— Begin Stored data —

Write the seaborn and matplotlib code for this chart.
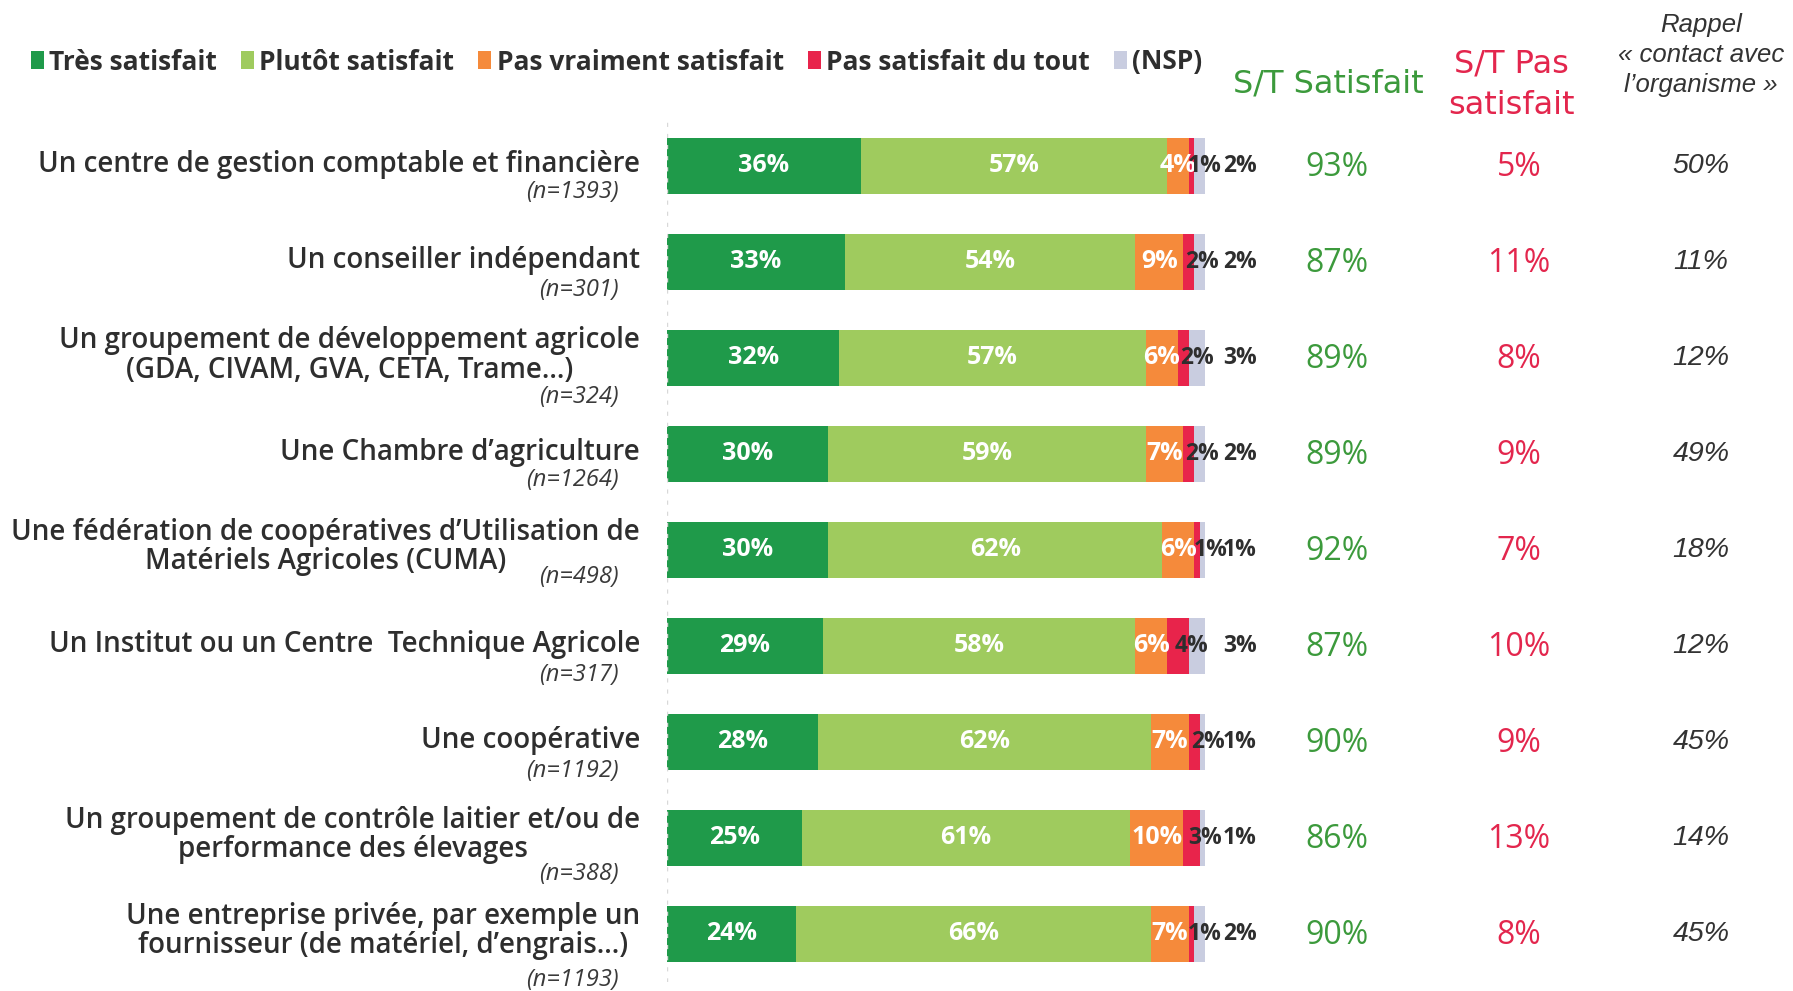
import matplotlib
matplotlib.use("Agg")
import numpy as np
import pandas as pd
import seaborn as sns
import matplotlib.pyplot as plt
from matplotlib.patches import Patch
from matplotlib.transforms import blended_transform_factory

# ---------------- data ----------------
categories = [
    "Un centre de gestion comptable et financière",
    "Un conseiller indépendant",
    "Un groupement de développement agricole\n(GDA, CIVAM, GVA, CETA, Trame…)",
    "Une Chambre d’agriculture",
    "Une fédération de coopératives d’Utilisation de\nMatériels Agricoles (CUMA)",
    "Un Institut ou un Centre  Technique Agricole",
    "Une coopérative",
    "Un groupement de contrôle laitier et/ou de\nperformance des élevages",
    "Une entreprise privée, par exemple un\nfournisseur (de matériel, d’engrais…)",
]
n_labels = ["(n=1393)", "(n=301)", "(n=324)", "(n=1264)", "(n=498)",
            "(n=317)", "(n=1192)", "(n=388)", "(n=1193)"]
series_names = ["Très satisfait", "Plutôt satisfait", "Pas vraiment satisfait",
                "Pas satisfait du tout", "(NSP)"]
tres_satisfait = [36, 33, 32, 30, 30, 29, 28, 25, 24]
plutot_satisfait = [57, 54, 57, 59, 62, 58, 62, 61, 66]
pas_vraiment = [4, 9, 6, 7, 6, 6, 7, 10, 7]
pas_du_tout = [1, 2, 2, 2, 1, 4, 2, 3, 1]
nsp = [2, 2, 3, 2, 1, 3, 1, 1, 2]
st_satisfait = [93, 87, 89, 89, 92, 87, 90, 86, 90]
st_pas_satisfait = [5, 11, 8, 9, 7, 10, 9, 13, 8]
rappel_contact = [50, 11, 12, 49, 18, 12, 45, 14, 45]

# ---------------- layout / style ----------------
n_offsets = [0.27, 0.29, 0.41, 0.27, 0.28, 0.30, 0.30, 0.38, 0.48]
colors = ["#1f9a4a", "#9fcb5e", "#f58a3b", "#e8244b", "#c9cde0"]
green_txt = "#3c9a3c"
red_txt = "#e3264d"
dark = "#2e2e2e"

sns.set_theme(style="white")
plt.rcParams["font.family"] = ["Open Sans", "DejaVu Sans"]

W, H = 1793, 991
fig = plt.figure(figsize=(W / 100, H / 100), dpi=100)
ax = fig.add_axes([667 / W, 1 - 982 / H, 538 / W, 864 / H])

df = pd.DataFrame({"cat": categories})
stack = np.vstack([tres_satisfait, plutot_satisfait, pas_vraiment, pas_du_tout, nsp]).astype(float)
cum = np.cumsum(stack, axis=0)
for i in reversed(range(5)):
    df["v"] = cum[i]
    sns.barplot(data=df, x="v", y="cat", orient="h", color=colors[i],
                saturation=1, width=0.59, linewidth=0, ax=ax, errorbar=None)

ax.set_xlim(0, 100)
ax.set_ylim(8.5, -0.5)
ax.set_axis_off()
ax.axvline(0, color="#d8d8d8", lw=1, ls=(0, (3, 5)), ymin=0, ymax=1)

# value labels inside bars
for r in range(len(categories)):
    t, p, v, d, n = stack[:, r]
    kw = dict(va="center", ha="center", fontsize=18, fontweight="bold")
    small = dict(va="center", ha="center", fontsize=16.5, fontweight="bold")
    ax.text(t / 2, r, f"{int(t)}%", color="white", **kw)
    ax.text(t + p / 2, r, f"{int(p)}%", color="white", **kw)
    ax.text(t + p + v / 2, r, f"{int(v)}%", color="white", **kw)
    ax.text(cum[3, r] - d / 2 + 2.5, r, f"{int(d)}%", color=dark, clip_on=False, **small)
    ax.text(106.5, r, f"{int(n)}%", color=dark, clip_on=False, **small)

# category labels, n labels and side columns
tr = blended_transform_factory(fig.transFigure, ax.transData)
renderer = fig.canvas.get_renderer()
label_kw = dict(transform=tr, va="center", fontsize=20, fontweight="semibold",
                color=dark, clip_on=False)
right_edge = 640 / W
for r, (lab, nl) in enumerate(zip(categories, n_labels)):
    lines = lab.split("\n")
    if len(lines) == 1:
        ax.text(right_edge, r - 0.015, lab, ha="right", **label_kw)
    else:
        y0 = r - 0.03
        ys = [y0 - 0.155, y0 + 0.155]
        widths = []
        for ln in lines:
            tmp = ax.text(0, 0, ln, **label_kw)
            widths.append(tmp.get_window_extent(renderer).width / W)
            tmp.remove()
        block_w = max(widths)
        xc = right_edge - block_w / 2
        for ln, yy in zip(lines, ys):
            ax.text(xc, yy, ln, ha="center", **label_kw)
    ax.text(619 / W, r + n_offsets[r], nl, transform=tr, ha="right", va="center",
            fontsize=17, style="italic", color="#3a3a3a", clip_on=False)
    ax.text(1337 / W, r + 0.02, f"{st_satisfait[r]}%", transform=tr, ha="center",
            va="center", fontsize=23, color=green_txt, clip_on=False)
    ax.text(1519 / W, r + 0.02, f"{st_pas_satisfait[r]}%", transform=tr, ha="center",
            va="center", fontsize=23, color=red_txt, clip_on=False)
    ax.text(1701 / W, r, f"{rappel_contact[r]}%", transform=tr, ha="center",
            va="center", fontsize=20.5, style="italic", color="#333333",
            family=["Liberation Sans", "DejaVu Sans"], clip_on=False)

# headers
fig.text(1328 / W, 1 - 84 / H, "S/T Satisfait", ha="center", va="center",
         fontsize=23, color=green_txt, family=["DejaVu Sans"])
fig.text(1511 / W, 1 - 85 / H, "S/T Pas\nsatisfait", ha="center", va="center",
         fontsize=23, color=red_txt, linespacing=1.45, family=["DejaVu Sans"])
fig.text(1701 / W, 1 - 55 / H, "Rappel\n« contact avec\nl’organisme »", ha="center",
         va="center", fontsize=18.5, style="italic", color="#333333", linespacing=1.32,
         family=["Liberation Sans", "DejaVu Sans"])

# legend
handles = [Patch(facecolor=c, edgecolor="none") for c in colors]
leg = fig.legend(handles, series_names, loc="center left", bbox_to_anchor=(0.004, 1 - 62 / H),
                 ncol=5, frameon=False, handlelength=0.5, handleheight=0.65,
                 handletextpad=0.2, columnspacing=0.9,
                 prop=dict(weight="bold", size=19))
for t in leg.get_texts():
    t.set_color(dark)

fig.savefig("out.png", dpi=100)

— End Stored data —

_Your task_
Pick out every line holding the string "seaborn" and return it.

_In response_
Write the seaborn and matplotlib code for this chart.
import seaborn as sns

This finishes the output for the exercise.